Nantucket Island is my home and the primary inspiration for my art. I walk the moors, fields, marshes and beaches, observing wildflowers, birds, and other animals on this land, originally the home of the Wampanoag People. Wandering Nantucket town and Sconset village, I notice the Quaker grey houses with their salt-box shapes and patterns of many-paned windows against shingles,connected by picket fences, brick sidewalks, and narrow cobblestone streets. This whaling-era street scape is the backdrop for the summer’s profusion of flowers; climbing roses, mounds of blue hydrangeas, perennial gardens and overflowing window boxes. This layering of Nantucket’s past and present is the subject of many of my paintings .
I was born on Nantucket over sixty years ago, and have lived here most of my life. These wild land and seascapes, flowering plants and architectural relics, as well as anywhere the two intersect, are as inseparable a part of myself as my dedication to painting them.
I attribute both my origin and identity as an artist to my first art teacher, Paul C. Morris Jr., who taught the fundamentals of drawing and color in the weekly art classes I attended in grammar school at Academy Hill. His instruction and the confidence he gave me still echo in my ear when I paint. After graduating Nantucket High School, I earned a Bachelor of Fine Arts with a concentration in painting from St. Michael’s College, Winooski, Vermont.

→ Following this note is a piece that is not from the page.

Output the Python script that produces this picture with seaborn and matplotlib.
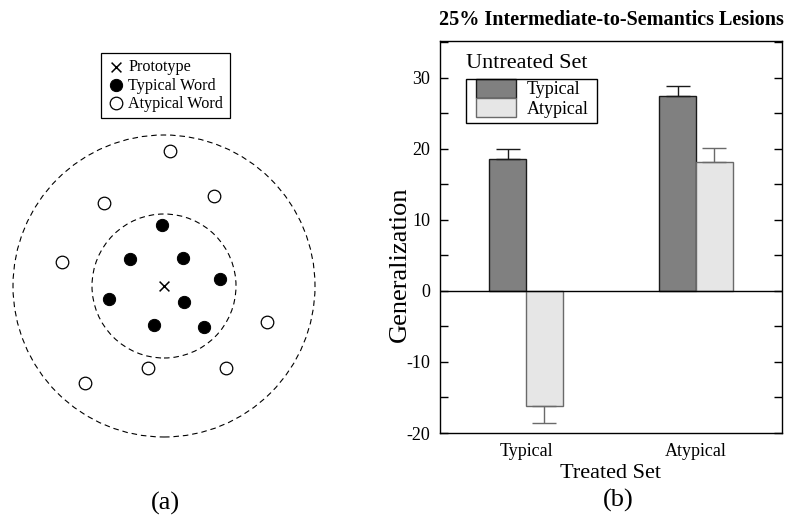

To start each watercolor, oil, or acrylic painting, I retreat to the corner of my house that I have claimed as my studio. I look through the hundreds of photos I have taken, as well as my sketches. I start a preliminary drawing with pencil on paper, with attention to perspective, proportion, value, line and form to finalize a composition. With color theory in mind, I mix my colors of the island’s land, sea, and sky. Laying down washes and making brushstrokes transports me to not only the season and location of my subject, but deep into Nantucket’s past, to my own past, my story. The painting that results is an invitation to the viewer to connect to a time and place on Nantucket that is part of their own story.